Wreyland Manor is a Grade II listed building in the Dartmoor National Park local planning authority area, England. First listed on 23 August 1955. House. 2 related planning applications.

Wreyland Manor

WRENN ID
weathered-courtyard-starling
Grade
II
Local Planning Authority
Dartmoor National Park
Country
England
Date first listed
23 August 1955
Type
House
Source
Historic England listing

Description

Wreyland Manor

A house dating from the 16th century with 20th century additions, restored by Cecil Torr in the early 20th century (after 1912). The building is constructed of roughcast stone with a thatched roof. Each gable is topped with a 20th century granite chimney stack designed in 16th century manner. On the ridge, offset to the right, stands an old granite ashlar stack with a 20th century top matching the gable stacks.

The house follows a 3-room and through-passage plan with a long lower end. A 2-storey entrance porch projects from the front, with a rounded stair turret at the rear of the hall, accessed from the through-passage. A rear wing has been added to the left, and a lean-to extension to the right. The main structure is 2 storeys high. The front elevation displays 6 windows with wood casements fitted with leaded panes.

The entrance porch is built of exposed granite rubble with large quoins on the ground storey. The outer doorway is of chamfered granite with an approximately 2-centred head. To the left of this doorway is an old carved date of 1680. Inside the porch are old stone seats on either side, though the upper side-walls have been fitted with 20th century open timberwork. The floor is cobbled with an old granite kerb at the front. The house doorway has a straight-headed chamfered wood frame with worn stops and a chamfered wood lintel above bearing scroll-stops with 2 notches. The plank door is hung on wrought iron strap hinges with fleurs-de-lis terminals, with later applied wooden ribs.

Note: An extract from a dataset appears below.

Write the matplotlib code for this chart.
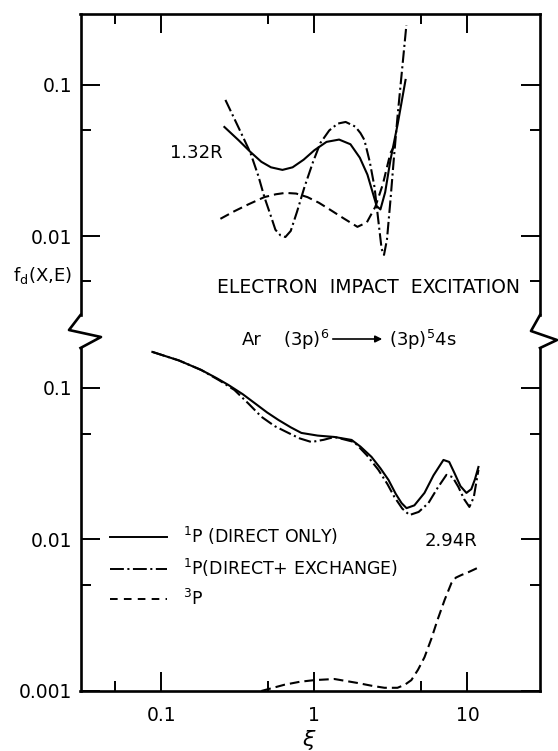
# Electron impact excitation of Ar, f_d(X,E) against xi, with a broken log axis.
import matplotlib
matplotlib.use("Agg")
import matplotlib.pyplot as plt
from matplotlib.lines import Line2D

plt.rcParams['font.family'] = ['DejaVu Sans']
plt.rcParams['mathtext.fontset'] = 'dejavusans'
plt.rcParams['lines.scale_dashes'] = False

# Data.
# Upper panel (1.32R).
up_solid_x = [0.258, 0.32, 0.382, 0.45, 0.52, 0.618, 0.72, 0.85, 1.0, 1.2, 1.45, 1.72, 1.98, 2.22, 2.40, 2.55, 2.70, 2.90, 3.14, 3.50, 3.94]
up_solid_y = [0.0527, 0.043, 0.036, 0.031, 0.0285, 0.0274, 0.0285, 0.032, 0.037, 0.042, 0.0435, 0.0405, 0.033, 0.0255, 0.0195, 0.0158, 0.0150, 0.0195, 0.0319, 0.055, 0.108]
up_dashdot_x = [0.262, 0.32, 0.382, 0.43, 0.471, 0.52, 0.556, 0.60, 0.646, 0.70, 0.77, 0.861, 0.98, 1.094, 1.25, 1.42, 1.60, 1.85, 2.0, 2.12, 2.30, 2.47, 2.62, 2.75, 2.85, 2.98, 3.14, 3.30, 3.49, 3.75, 3.99]
up_dashdot_y = [0.0796, 0.052, 0.0355, 0.025, 0.0181, 0.0135, 0.011, 0.0101, 0.00985, 0.0108, 0.0145, 0.0211, 0.031, 0.0413, 0.050, 0.0555, 0.0569, 0.053, 0.048, 0.0433, 0.031, 0.0211, 0.0125, 0.0082, 0.0075, 0.0095, 0.0173, 0.032, 0.0614, 0.13, 0.249]
up_dashed_x = [0.243, 0.30, 0.37, 0.471, 0.56, 0.646, 0.76, 0.90, 1.07, 1.27, 1.55, 1.91, 2.20, 2.50, 2.80, 3.14, 3.49]
up_dashed_y = [0.013, 0.0146, 0.0162, 0.0181, 0.0189, 0.0193, 0.0191, 0.0181, 0.0166, 0.0149, 0.0131, 0.0115, 0.0123, 0.0156, 0.022, 0.0355, 0.043]

# Lower panel (2.94R).
lo_solid_x = [0.0873, 0.13, 0.182, 0.23, 0.274, 0.34, 0.406, 0.49, 0.582, 0.70, 0.822, 1.05, 1.35, 1.75, 2.0, 2.36, 2.70, 3.05, 3.40, 3.71, 4.0, 4.5, 5.24, 6.0, 6.97, 7.6, 8.22, 9.0, 9.85, 10.6, 11.2, 11.8]
lo_solid_y = [0.173, 0.152, 0.1315, 0.116, 0.1047, 0.091, 0.0796, 0.069, 0.0615, 0.055, 0.0505, 0.0485, 0.0475, 0.0454, 0.041, 0.0351, 0.0295, 0.0247, 0.020, 0.0174, 0.0161, 0.0168, 0.0203, 0.0265, 0.0335, 0.0325, 0.0275, 0.0225, 0.0203, 0.0215, 0.025, 0.0301]
lo_dashdot_x = [0.0873, 0.13, 0.182, 0.24, 0.30, 0.37, 0.451, 0.55, 0.676, 0.80, 0.955, 1.15, 1.35, 1.82, 2.2, 2.62, 3.0, 3.33, 3.75, 4.18, 4.8, 5.56, 6.4, 7.29, 8.0, 8.73, 9.5, 10.3, 11.0, 11.8]
lo_dashdot_y = [0.173, 0.152, 0.1315, 0.112, 0.097, 0.079, 0.0645, 0.056, 0.0505, 0.0465, 0.044, 0.0455, 0.0475, 0.044, 0.036, 0.0288, 0.0232, 0.0191, 0.0160, 0.0145, 0.0152, 0.0174, 0.0220, 0.0267, 0.0258, 0.0222, 0.0185, 0.0164, 0.019, 0.0288]
lo_dashed_x = [0.45, 0.637, 0.8, 1.0, 1.35, 1.91, 2.4, 2.87, 3.49, 3.9, 4.30, 4.75, 5.24, 5.8, 6.37, 7.1, 7.86, 8.4, 9.14, 10.2, 11.6]
lo_dashed_y = [0.001, 0.0011, 0.00115, 0.00118, 0.0012, 0.00113, 0.00108, 0.00105, 0.00105, 0.0011, 0.00118, 0.00138, 0.00167, 0.0022, 0.00294, 0.0040, 0.00516, 0.0056, 0.00583, 0.0061, 0.00648]

legend_labels = [r'$^{1}$P (DIRECT ONLY)', r'$^{1}$P(DIRECT+ EXCHANGE)', r'$^{3}$P']

W_PX, H_PX = 558, 751
fig = plt.figure(figsize=(W_PX / 100, H_PX / 100), dpi=100)

def fx(px):
    return px / W_PX

def fy(py):
    return 1 - py / H_PX

left, right = 80.5, 540
ax_up = fig.add_axes([fx(left), fy(315), fx(right) - fx(left), fy(14) - fy(315)])
ax_lo = fig.add_axes([fx(left), fy(691), fx(right) - fx(left), fy(348) - fy(691)])

lw = 1.5
dd = (9, 2.5, 1.5, 2.5)
dsh = (7, 3.6)

for ax in (ax_up, ax_lo):
    ax.set_xscale('log')
    ax.set_yscale('log')
    ax.set_xlim(0.0296, 29.8)
    ax.set_xticks([0.1, 1, 10])
    ax.set_xticks([0.05, 0.5, 5], minor=True)
    ax.xaxis.set_minor_formatter(plt.NullFormatter())
    ax.tick_params(which='major', length=14, width=1.4, direction='in', labelsize=13.5)
    ax.tick_params(which='minor', length=7.5, width=1.4, direction='in')
    ax.tick_params(axis='y', which='both', left=True, right=True, pad=6)
    for s in ax.spines.values():
        s.set_linewidth(1.9)
    ax.patch.set_alpha(0)

# upper panel
ax_up.set_ylim(0.0030, 0.295)
ax_up.set_yticks([0.01, 0.1])
ax_up.set_yticklabels(['0.01', '0.1'])
ax_up.set_yticks([0.005, 0.05], minor=True)
ax_up.yaxis.set_minor_formatter(plt.NullFormatter())
ax_up.spines['bottom'].set_visible(False)
ax_up.tick_params(axis='x', which='both', top=True, bottom=False, labelbottom=False)
ax_up.plot(up_solid_x, up_solid_y, c='k', lw=lw)
ax_up.plot(up_dashdot_x, up_dashdot_y, c='k', lw=lw, dashes=dd)
ax_up.plot(up_dashed_x, up_dashed_y, c='k', lw=lw, dashes=dsh)
ax_up.text(0.17, 0.0355, '1.32R', fontsize=13, ha='center', va='center')

# lower panel
ax_lo.set_ylim(0.001, 0.1836)
ax_lo.set_yticks([0.001, 0.01, 0.1])
ax_lo.set_yticklabels(['0.001', '0.01', '0.1'])
ax_lo.set_yticks([0.005, 0.05], minor=True)
ax_lo.yaxis.set_minor_formatter(plt.NullFormatter())
ax_lo.set_xticklabels(['0.1', '1', '10'])
ax_lo.spines['top'].set_visible(False)
ax_lo.tick_params(axis='x', which='both', top=False, bottom=True, pad=11)
ax_lo.plot(lo_solid_x, lo_solid_y, c='k', lw=lw)
ax_lo.plot(lo_dashdot_x, lo_dashdot_y, c='k', lw=lw, dashes=dd)
ax_lo.plot(lo_dashed_x, lo_dashed_y, c='k', lw=lw, dashes=dsh)
ax_lo.text(7.85, 0.0098, '2.94R', fontsize=13, ha='center', va='center')

handles = [Line2D([], [], c='k', lw=1.4),
           Line2D([], [], c='k', lw=1.4, dashes=(10, 2.5, 1.5, 2.5)),
           Line2D([], [], c='k', lw=1.4, dashes=(5.5, 4.5))]
ax_lo.legend(handles, legend_labels, loc='upper left', bbox_to_anchor=(0.064, 0.483),
             frameon=False, fontsize=12.5, handlelength=3.3, handletextpad=0.9,
             labelspacing=0.55, borderpad=0, borderaxespad=0)

# axis break marks
zz_left = [(80.5, 315), (69, 330), (101, 337), (80.5, 348)]
zz_right = [(540, 315), (531, 331), (557, 340), (540, 348)]
for zz in (zz_left, zz_right):
    fig.add_artist(Line2D([fx(p[0]) for p in zz], [fy(p[1]) for p in zz],
                          color='k', lw=1.9, transform=fig.transFigure))

# annotations
fig.text(fx(217), fy(288), 'ELECTRON  IMPACT  EXCITATION', fontsize=13.5, va='center')
fig.text(fx(242), fy(340), 'Ar', fontsize=13, va='center')
fig.text(fx(283), fy(340), r'(3p)$^{6}$', fontsize=13, va='center')
fig.text(fx(389), fy(340), r'(3p)$^{5}$4s', fontsize=13, va='center')
fig.add_artist(matplotlib.patches.FancyArrowPatch((fx(330), fy(339)), (fx(385), fy(339)),
               transform=fig.transFigure, arrowstyle='-|>', mutation_scale=10, lw=1.2, color='k'))
fig.text(fx(13), fy(276), r'f$_\mathregular{d}$(X,E)', fontsize=13, va='center')
fig.text(fx(309), fy(740), r'$\xi$', fontsize=16, ha='center', va='center')

fig.savefig('out.png', dpi=100)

The door is inscribed with graffiti, including names and a date of 1779. The upper storey of the porch is timber-framed and jettied on all three sides, with joist ends chamfered and rounded at the front. A 20th century wood ovolo-mullioned window of 3 lights with patterned leaded panes is set in the front wall, with a wooden hood-mould above.

The interior through-passage features a plank and muntin screen to the left, with some studs reset. The studs and head beam are scratch-moulded, with chamfered studs displaying rounded step-stops having 2 notches. To the right is the granite ashlar back of the hall fireplace with a chamfered plinth and a cornice at the top that may have been hacked back. The doorway to the hall has a chamfered wood frame, the right jamb being reset. A winding stone staircase occupies the rear turret, lit by a 2-light wood window with a flat splay mullion, which has been restored. The lower room has been largely remodelled, but retains a chamfered upper floor beam with scroll-stops and wood mullioned windows at the rear, both restored. The hall fireplace has hollow-moulded granite jambs and a chamfered wood lintel, probably a later insertion, with step-stops that do not quite fit the opening. At the rear is an oven with a granite-framed opening and a shallow granite shelf, featuring a domed stone roof and side-walls of large granite pieces. Upper floor beams are chamfered with mutilated stops. The wall at the upper end is of 20th century brick, though just in front of it stands a beam chamfered only on the hall side with a closed truss above it in the second storey, possibly the remains of an internal jetty. The second storey has few distinguishing features except that the rooms are open to the roof over the hall and lower end. The roof beyond the brick wall at the upper end is 20th century.

The roof trusses over the hall are of a primitive jointed cruck type, with the plain foot of each principal rafter tenoned into a vertical wall post. Over the lower end, the foot of the principal rests on the wall-top and is braced by a vertical strut halved on to it. All trusses are fitted with through purlins, some lightly trenched and some simply resting on the backs of the principals; no ridge piece appears to have existed. The collars are cambered with shaped ends halved to the principals, though all are likely restorations. The closed truss mentioned above has a tie-beam but shows no evidence of struts or other framework beyond wattle and daub below it. The doorway to the room over the porch is fitted with a chamfered wood frame bearing scroll-stops with 2 notches.